Wispy segregations of mesostasis, now completely altered to clay minerals, are common in massive parts of all the lava flows (see Fig. F74). These glassy streaks are commonly oriented subparallel to vesicle trails. Rare subvertical vesicle-rich zones appear to be vesicle cylinders (see "Physical Volcanology") that cut the volcanic fabric. Both sets of features generally dip gently (~25°), requiring either a nonhorizontal original orientation or a slight tilting of the basement. The orientations of both mesostasis segregations and vesicle trails are consistent throughout the lava pile. Although some evidence, from the gentle dip of the vesicle trails, the mesostasis segregations, and the included, indurated laminated sediments, suggests slight rotation of the lava flows, the subhorizontal bedding in the intercalated volcaniclastic sediments indicates negligible tectonic tilting.

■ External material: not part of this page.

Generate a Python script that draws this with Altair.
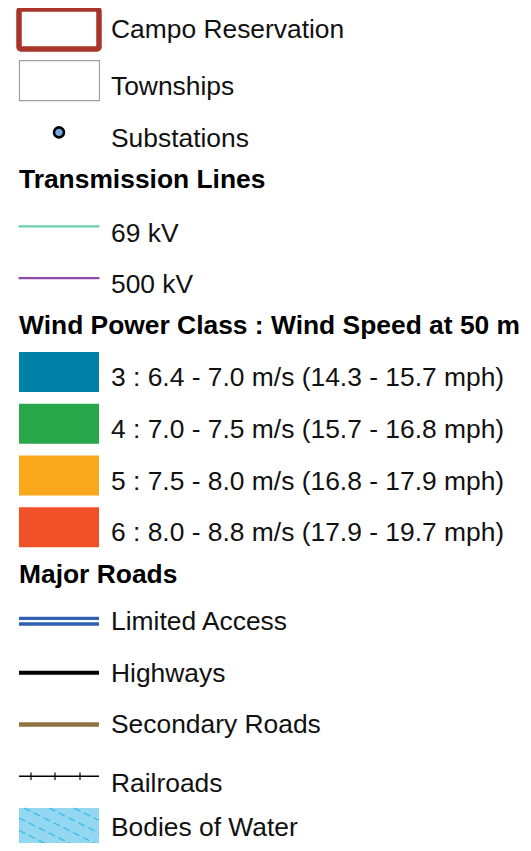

Abundant geopetal structures are preserved in the igneous rocks of the basement. These features are present in vesicles and other voids that are partially or completely filled by alteration minerals, most commonly clays or banded agate (amorphous silica). There is no consistent paragenetic sequence of mineral filling, and voids with clay overlying agate, as well as vice versa, are present. These geopetal structures consistently dip horizontally or subhorizontally (<10°), indicating negligible rotation of the basement after precipitation of the minerals.